Rassentrennung im Süden Italiens

In Foggia (Apulien) sollen ab sofort Extrabusse für Asylbewerber verkehren

  • Anna Maldini, Rom
  • Lesedauer: 3 Min.
Es klingt unglaublich, weil es an Zeiten erinnert, die man längst vergangen glaubte. Doch es ist Realität. Und zwar in Foggia, Provinzhauptstadt in der süditalienischen Region Apulien.

Ab sofort wird es in Foggia zwei Arten von Bussen geben: die einen für die »Einheimischen«, die anderen für die Asylbewerber aus dem Auffanglager »Buona speranza«, was pikanterweise »Gute Hoffnung« heißt. Die Verantwortlichen rechtfertigen sich damit, dass es in der Vergangenheit wohl »Probleme« gegeben habe.

Rosa Parks ist in die Geschichte eingegangen. Die afroamerikanische Schneiderin aus Montgomery in Alabama war die erste, die sich 1955 weigerte, im hinteren Teil des Autobusses Platz zu nehmen, der für die »Neger« reserviert war. Rosa Parks wurde verhaftet. In den Geschichtsbüchern werden die Proteste, die darauf folgten, als Beginn des Kampfes gegen die Rassentrennung in den USA und der Menschenrechtsbewegung um Martin Luther King beschrieben. Im Jahre 2009 aber fühlt man sich in Apulien in genau jenes Klima zurückversetzt.

Die Verantwortlichen der Stadt Foggia haben beschlossen, einen »Sonderbus« für die Asylbewerber einzusetzen, die in dem völlig überfüllten Auffanglager am Stadtrand leben – 1000 Menschen, wo eigentlich nur 400 Platz hätten. Die Einheimischen, die in dieser Gegend wohnen, müssen sich also fortan nicht mehr mit den Migranten – zum größten Teil Nordafrikaner – mischen. Ihr Bus, man könnte ihn den »weißen Bus« nennen, wird eine andere Route nehmen und andere Haltestellen anfahren. Es gibt die Linie 24 und die Linie 14/1.

Natürlich weist man in Foggia den Vorwurf des »Rassismus« entrüstet zurück. Aber man gibt zu, dass zumindest auch Sicherheitsbedenken zu der Neuerung geführt haben. Der Bürgermeister der Stadt, der Demokrat Orazio Ciliberti, hat erklärt, man wolle einfach nur »den öffentlichen Nahverkehr verbessern«. Allerdings habe es in der Vergangenheit Beschwerden von Seiten der Einwohner und auch von einigen Busfahrern gegeben. Es sei zu Streitigkeiten und auch zu Tätlichkeiten gekommen … Aber natürlich dürfe jeder jeden Bus benutzen, mit Rassismus habe das überhaupt nichts zu tun.

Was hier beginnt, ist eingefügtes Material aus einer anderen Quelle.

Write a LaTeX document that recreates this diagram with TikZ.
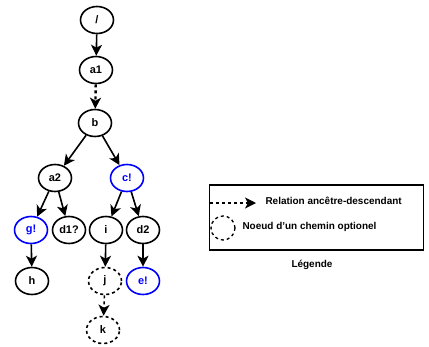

Diese Art der Rassentrennung in den öffentlichen Verkehrsmitteln ist in Italien durchaus kein Einzelfall. Ein weiterer wurde aus Bari gemeldet, Hauptstadt von Apulien und nur einige Kilometer südlich von Foggia gelegen. Im Stadtteil Palese, auf dem Gelände eines ehemaligen Militärflughafens, liegt ein weiteres Auffanglager für Asylbewerber. Auch hier habe es »Bus-Probleme« zwischen Migranten und Einheimischen gegeben. Letztere sollen den Busfahrer sogar aufgefordert haben, keine »Schwarzen« einsteigen zu lassen. Um die Rassentrennung perfekt zu machen, hat die Stadt beschlossen, für die Migranten Shuttle-Busse zur Verfügung zu stellen. Nur für sie und unentgeltlich. Die Behörden halten das für eine gute Lösung und verstehen überhaupt nicht, warum es in Italien plötzlich eine Protestwelle gibt. Einer der Verantwortlichen für den öffentlichen Nahverkehr von Foggia, Massimo Dicecca, unterstreicht, dass man doch nur eine funktionalere Lösung für die Bürger habe schaffen wollen, eine Lösung, von der alle etwas hätten, sowohl die Einheimischen als auch die Asylbewerber. Er versteht nicht, wieso er plötzlich so viele Journalistenanfragen erhält.

Etwas mehr hat offensichtlich der Ministerpräsident der Region Apulien, Nichi Vendola, verstanden. Vendola war einst Mitglied der »Partei der Kommunistischen Neugründung« (Rifondazione Comunista – PRC), dann gehörte er zu den Gründern der Partei »Sinistra« (Linke). Er erklärte: »Diese Initiative muss gestoppt werden. Sie schmeckt nach Rassentrennung.« Aber mit großer Wahrscheinlichkeit ist die Rassentrennung in den Autobussen von Foggia vom heutigen Montag an – zumindest vorerst – bittere Wirklichkeit.